### Exercise brief
Up to and including the line with "annotations = []", write out the listing from its first line, minus the pictures.

### Data extract
####################
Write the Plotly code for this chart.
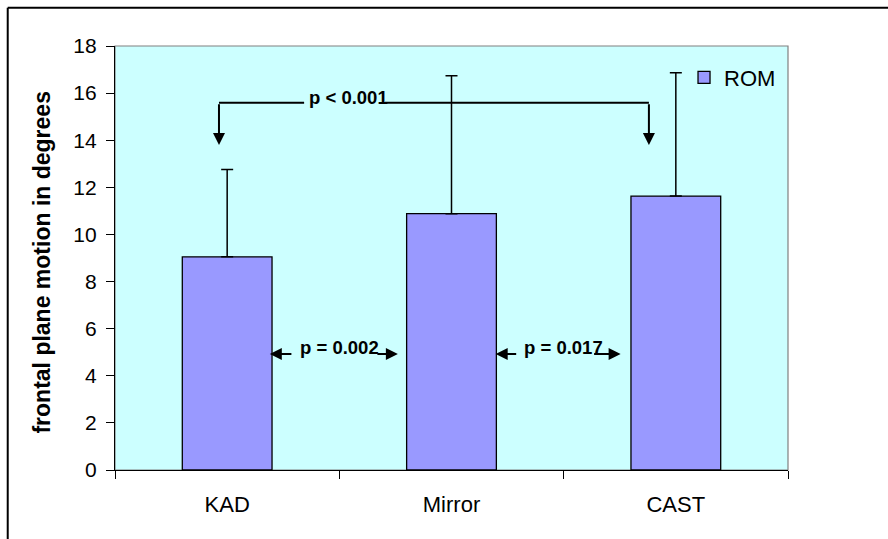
import plotly.graph_objects as go

# Range of motion per condition (degrees) with upward SD bars
conditions = ["KAD", "Mirror", "CAST"]
rom_mean = [9.05, 10.88, 11.63]
rom_sd = [3.71, 5.86, 5.23]
no_minus = [0, 0, 0]

series_name = "ROM"
y_title = "frontal plane motion in degrees"
p_overall = "p < 0.001"
p_pairs = ["p = 0.002", "p = 0.017"]

FONT = "Liberation Sans, Arial, sans-serif"
BAR_COLOR = "#9999FF"
PLOT_BG = "#CCFFFF"

fig = go.Figure()
fig.add_trace(go.Bar(
    x=conditions,
    y=rom_mean,
    name=series_name,
    width=0.4,
    marker=dict(color=BAR_COLOR, line=dict(color="black", width=1.3)),
    error_y=dict(type="data", symmetric=False, array=rom_sd, arrayminus=no_minus,
                 color="black", thickness=1.5, width=6),
    showlegend=True,
))

shapes = []
annotations = []

# outer chart frame: only its left and top edges fall inside the page
frame_x = -0.1594
frame_y = 1.0903
shapes.append(dict(type="line", xref="paper", yref="paper",
                   x0=frame_x, x1=frame_x, y0=frame_y, y1=-0.5,
                   line=dict(color="black", width=2)))
shapes.append(dict(type="line", xref="paper", yref="paper",
                   x0=frame_x, x1=1.5, y0=frame_y, y1=frame_y,
                   line=dict(color="black", width=2)))
# plot-area border
shapes.append(dict(type="rect", xref="paper", yref="paper", x0=0, x1=1, y0=0, y1=1,
                   line=dict(color="#808080", width=1.2), layer="below"))

# overall comparison bracket: KAD vs CAST
br_y = 15.59
br_tip = 13.8
br_left, br_right = -0.0365, 1.880
gap_l, gap_r = 0.343, 0.703
shapes.append(dict(type="line", xref="x", yref="y", x0=br_left, x1=gap_l, y0=br_y, y1=br_y,
                   line=dict(color="black", width=2)))
shapes.append(dict(type="line", xref="x", yref="y", x0=gap_r, x1=br_right, y0=br_y, y1=br_y,
                   line=dict(color="black", width=2)))
for bx in (br_left, br_right):
    annotations.append(dict(x=bx, y=br_tip, ax=bx, ay=br_y, xref="x", yref="y",
                            axref="x", ayref="y", text="", showarrow=True,
                            arrowhead=2, arrowsize=1.2, arrowwidth=2, arrowcolor="black",
                            standoff=0, startstandoff=0))
annotations.append(dict(x=0.5426, y=15.83, xref="x", yref="y", text=p_overall,
                        showarrow=False, xanchor="center", yanchor="middle",
                        font=dict(family=FONT, size=18.5, color="black", weight="bold")))

# pairwise comparisons between neighbouring bars
arrow_y = 4.92
pair_arrows = [
    [(0.293, 0.19), (0.663, 0.761)],
    [(1.295, 1.197), (1.629, 1.754)],
]
for k, label in enumerate(p_pairs):
    for tail, tip in pair_arrows[k]:
        annotations.append(dict(x=tip, y=arrow_y, ax=tail, ay=arrow_y, xref="x", yref="y",
                                axref="x", ayref="y", text="", showarrow=True,
                                arrowhead=2, arrowsize=1.2, arrowwidth=2, arrowcolor="black",
                                standoff=0, startstandoff=0))
    annotations.append(dict(x=k + 0.5, y=5.2, xref="x", yref="y", text=label,
                            showarrow=False, xanchor="center", yanchor="middle",
                            font=dict(family=FONT, size=18.5, color="black", weight="bold")))

# y-axis title
annotations.append(dict(x=-0.108, y=0.49, xref="paper", yref="paper", text=y_title,
                        textangle=-90, showarrow=False, xanchor="center", yanchor="middle",
                        font=dict(family=FONT, size=23, color="black", weight="bold")))

fig.update_layout(
    width=888, height=539,
    margin=dict(l=115, r=100, t=46, b=69, pad=0),
    paper_bgcolor="white",
    plot_bgcolor=PLOT_BG,
    font=dict(family=FONT, color="black"),
    shapes=shapes,
    annotations=annotations,
    bargap=0.6,
    legend=dict(x=0.8455, y=0.975, xanchor="left", yanchor="top",
                bgcolor="rgba(0,0,0,0)", borderwidth=0,
                font=dict(family=FONT, size=22, color="black")),
    xaxis=dict(type="category", showline=True, linecolor="black", linewidth=1.2,
               ticks="outside", ticklen=8, tickcolor="black", tickwidth=1.2,
               tickson="boundaries", showgrid=False, zeroline=False,
               ticklabelstandoff=14,
               tickfont=dict(family=FONT, size=22, color="black"),
               range=[-0.5, 2.5]),
    yaxis=dict(range=[0, 18], dtick=2, showline=True, linecolor="black", linewidth=1.2,
               ticks="outside", ticklen=8, tickcolor="black", tickwidth=1.2,
               showgrid=False, zeroline=False, ticklabelstandoff=5,
               tickfont=dict(family=FONT, size=21, color="black")),
)

fig.write_html("out.html")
####################
### Result of this exercise
Write the Plotly code for this chart.
import plotly.graph_objects as go

# Range of motion per condition (degrees) with upward SD bars
conditions = ["KAD", "Mirror", "CAST"]
rom_mean = [9.05, 10.88, 11.63]
rom_sd = [3.71, 5.86, 5.23]
no_minus = [0, 0, 0]

series_name = "ROM"
y_title = "frontal plane motion in degrees"
p_overall = "p < 0.001"
p_pairs = ["p = 0.002", "p = 0.017"]

FONT = "Liberation Sans, Arial, sans-serif"
BAR_COLOR = "#9999FF"
PLOT_BG = "#CCFFFF"

fig = go.Figure()
fig.add_trace(go.Bar(
    x=conditions,
    y=rom_mean,
    name=series_name,
    width=0.4,
    marker=dict(color=BAR_COLOR, line=dict(color="black", width=1.3)),
    error_y=dict(type="data", symmetric=False, array=rom_sd, arrayminus=no_minus,
                 color="black", thickness=1.5, width=6),
    showlegend=True,
))

shapes = []
annotations = []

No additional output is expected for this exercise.